À Bruges, les importateurs de laine anglaise
forment une bourgeoisie qui domine la classe laborieuse des artisans. Leurs
représentants, les échevins, dirigent la ville avec les
représentants du comte de Flandre. Cette situation dure depuis l'assassinat du comte
Charles le Bon en 1127.
En 1280, des troubles agitent les villes
flamandes comme Ypres, Bruges et Douai. À Bruges, un incendie détruit le
beffroi et les chartes qu'il renferme. Le comte de Flandre Guy de Dampierre
punit la ville en lui imposant une lourde amende cependant que les échevins
profitent de la disparition des chartes pour raffermir leurs privilèges.
Sous les règnes de Philippe Auguste et Saint
Louis (Louis IX), la France est, quant à elle, devenue le plus puissant royaume
d'Europe. Mais à la fin du XIIIe siècle, la Flandre et l'Angleterre commencent
à lui faire de l'ombre grâce à leur enrichissement rapide.
Convoitises
françaises, cajoleries anglaises
Voilà qu'en 1294, les Anglais eux-mêmes
créent à Bruges une «étape». Les artisans tisserands y voient
l'occasion de se fournir directement en laine anglaise sans passer par
l'intermédiaire des bourgeois. Ces derniers se tournent vers le roi de France,
Philippe IV le Bel.
Les tensions montent entre les deux
populations. Elles sont brutalement aggravées en 1296 par le roi d'Angleterre,
Édouard 1er, qui impose un embargo sur les exportations de laine pour détourner
les Flamands de la laine anglaise. L'opération ne réussit que trop bien. Elle
provoque révoltes et même famines. Dès l'année suivante, le comte de Flandre
Guy de Dampierre négocie une alliance avec le roi d'Angleterre.

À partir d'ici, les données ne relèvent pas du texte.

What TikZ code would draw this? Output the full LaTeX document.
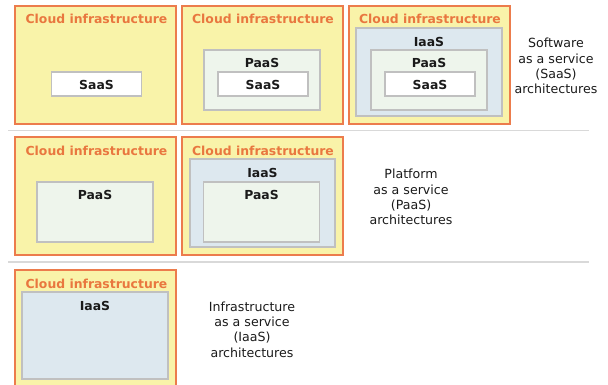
\documentclass[tikz,border=0pt]{standalone}
\usepackage{fontspec}
\setmainfont{DejaVu Sans}
\definecolor{cloudfill}{HTML}{F9F3A9}
\definecolor{cloudline}{HTML}{EC7C4C}
\definecolor{titlecol}{HTML}{E9773F}
\definecolor{iaasfill}{HTML}{DDE8EF}
\definecolor{paasfill}{HTML}{EEF5EC}
\definecolor{grayline}{HTML}{C0C0C0}
\definecolor{sepcol}{HTML}{D9D9D9}
\definecolor{txt}{HTML}{1A1A1A}
\tikzset{
  box/.style={rectangle, inner sep=0pt, outer sep=0pt},
  cloud/.style={box, draw=cloudline, fill=cloudfill, line width=1.6pt, minimum width=161pt, minimum height=118pt},
  iaas/.style={box, draw=grayline, fill=iaasfill, line width=1.3pt},
  paas/.style={box, draw=grayline, fill=paasfill, line width=1.3pt, minimum width=116pt, minimum height=60pt},
  saas/.style={box, draw=grayline, fill=white, line width=1.3pt, minimum width=90pt, minimum height=24pt},
  ttl/.style={anchor=base, inner sep=0pt, text=titlecol, font=\fontsize{12.4}{15.3}\selectfont\bfseries},
  lbl/.style={anchor=base, inner sep=0pt, text=txt, font=\fontsize{12.4}{15.3}\selectfont\bfseries},
  desc/.style={inner sep=0pt, align=center, text=txt, font=\fontsize{12.6}{15.3}\selectfont},
  sep/.style={draw=sepcol, line width=1.8pt}
}
\begin{document}
\begin{tikzpicture}[x=1pt, y=-1pt]
\useasboundingbox (0,0) rectangle (608,385);
% ---------- Row 1 ----------
\node[cloud] (c11) at (95.5,65) {};
\node[ttl] (t11) at (96.5,24) {Cloud infrastructure};
\node[saas] (s11) at (96.5,84) {};
\node[lbl] (ls11) at (96.5,90) {SaaS};

\node[cloud] (c12) at (262.5,65) {};
\node[ttl] (t12) at (263,24) {Cloud infrastructure};
\node[paas] (p12) at (262,80) {};
\node[lbl] (lp12) at (262,67.5) {PaaS};
\node[saas] (s12) at (263,84) {};
\node[lbl] (ls12) at (263,90) {SaaS};

\node[cloud] (c13) at (429.5,65) {};
\node[ttl] (t13) at (430,24) {Cloud infrastructure};
\node[iaas, minimum width=146pt, minimum height=88pt] (i13) at (429,72) {};
\node[lbl] (li13) at (429,47) {IaaS};
\node[paas] (p13) at (429,80) {};
\node[lbl] (lp13) at (429,67.5) {PaaS};
\node[saas] (s13) at (430,84) {};
\node[lbl] (ls13) at (430,90) {SaaS};

\node[desc] (d1) at (556,66) {Software\\as a service\\(SaaS)\\architectures};

\coordinate (sep1a) at (8,130.5);
\coordinate (sep1b) at (589,130.5);
\draw[sep] (sep1a) -- (sep1b);

% ---------- Row 2 ----------
\node[cloud] (c21) at (95.5,196) {};
\node[ttl] (t21) at (96.5,156) {Cloud infrastructure};
\node[paas] (p21) at (95,212) {};
\node[lbl] (lp21) at (95,200) {PaaS};

\node[cloud] (c22) at (262.5,196) {};
\node[ttl] (t22) at (263,156) {Cloud infrastructure};
\node[iaas, minimum width=145pt, minimum height=88pt] (i22) at (262.5,203) {};
\node[lbl] (li22) at (262.5,178) {IaaS};
\node[paas] (p22) at (261.5,212) {};
\node[lbl] (lp22) at (261.5,200) {PaaS};

\node[desc] (d2) at (411,197) {Platform\\as a service\\(PaaS)\\architectures};

\coordinate (sep2a) at (8,262);
\coordinate (sep2b) at (589,262);
\draw[sep] (sep2a) -- (sep2b);

% ---------- Row 3 ----------
\node[cloud] (c31) at (95.5,329) {};
\node[ttl] (t31) at (96.5,288) {Cloud infrastructure};
\node[iaas, minimum width=146pt, minimum height=87pt] (i31) at (95,335.5) {};
\node[lbl] (li31) at (95,310) {IaaS};

\node[desc] (d3) at (252,329.5) {Infrastructure\\as a service\\(IaaS)\\architectures};
\end{tikzpicture}
\end{document}
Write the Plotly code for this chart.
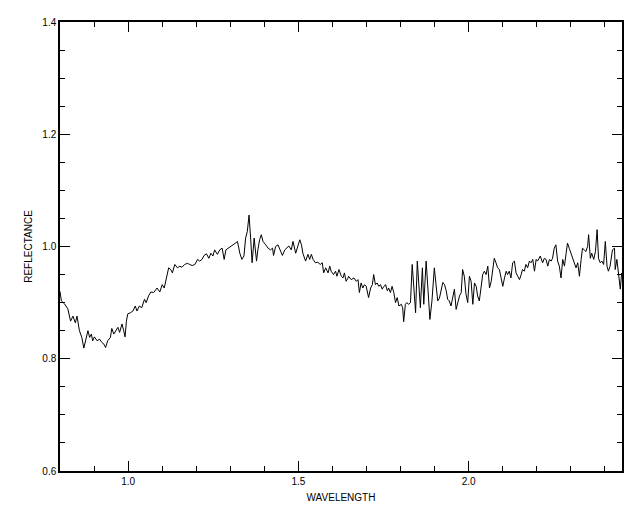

Mais Philippe IV le Bel attire le comte de Flandre à Paris et
l'emprisonne. Il installe en Flandre un gouverneur à sa dévotion, Guy de
Châtillon. De Lille à Bruges, les villes flamandes ouvrent leurs portes aux
garnisons françaises.
Le 29 mai 1301, Philippe le Bel et sa cour
sont accueillis en grande pompe à Bruges par les bourgeois (aux frais du
peuple). Le roi se réjouit de l'annexion des Flandres au royaume. Un tisserand
du nom de Pierre Coning (en flamand, Pieter de Coninck) appelle le peuple à la
révolte. Ses partisans, les « klauwaerts » (du parti
de la griffe, symbole de la Flandre), sont néanmoins repoussés par les
bourgeois, favorables au roi de France (on les surnomme « leliaerts » ou parti
du lys). Méfiant, le gouverneur des Flandres, Jacques de Saint-Pol,
supprime les libertés de Bruges. La population se reprend alors à écouter les
harangues de Pierre Coning. En représailles, les Français occupent en force la
ville.
C'est alors que surviennent les « Matines
de Bruges ». 1600 insurgés entrent dans la ville et assassinent les
Français.
La « bataille
des éperons d'or »
Comme si cet avertissement ne suffisait pas,
les chevaliers français, commandés par Robert d'Artois, sont honteusement
battus par les milices communales du parti de la griffe deux
mois plus tard, le 11 juillet 1302, à la « bataille des éperons d'or », près de Courtrai.
* En réalité le mot de passe était " 's gilden vriend " (ami des gildes); il n'est jamais trop tôt pour apprendre ou corriger de vieilles erreurs.